Estamos todos nuevamente respirando
fútbol, haciendo cálculos de cruces de octavos de final, haciendo
proyecciones de lo que pasará en las elecciones en Brasil si no
logra el hexa, de si el costo de los estadios se justifica, si es
lógico que Argentina haya jugado contra el poderoso scratch bosnio
con un 5-3-2. Entre toda esta mezcla de discusiones y emociones,
surge límpida la certeza: la alegría del fútbol es efímera. Aún
cuando Argentina salga campeón (no lo veo probable) y Messi se
consagre finalmente como héroe en la selección, es claro que no se
compara con el día vivido hacer 8 años. Y, justamente por eso, sigo
estando indemne a los avatares de la albiceleste, pase lo que pase.
Mi hija hoy patina,
danza, hace karate y ríe, casi siempre. No vive la vida con mesura,
la toma por asalto como los famosos piratas de Sandokan. Es inquieta,
le encanta leer. Claramente ya es una noctámbula empedernida.
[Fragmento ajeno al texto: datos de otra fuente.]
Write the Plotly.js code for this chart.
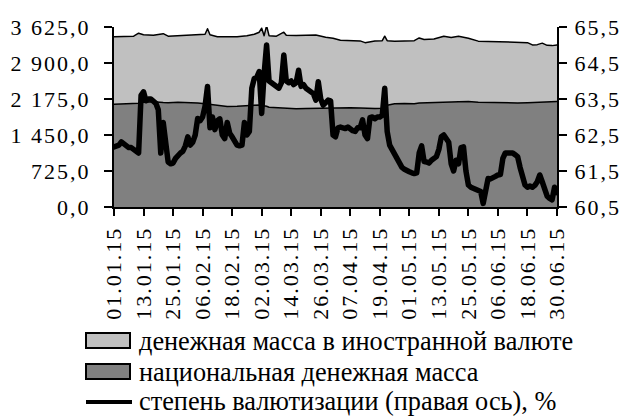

Y
disfruta, sobre todo disfruta cada cosa que hace con la impunidad de
la infancia, presente
sin tiempo.
La veo y se que
seguiré frente al televisor en todos los partidos de Argentina,
gritaré los goles, pero con una mesura, con una cierta distancia que
no habla tanto de mi civilidad o
pose sino
más de mi nueva vida, una que empezó hace exactamente ocho años.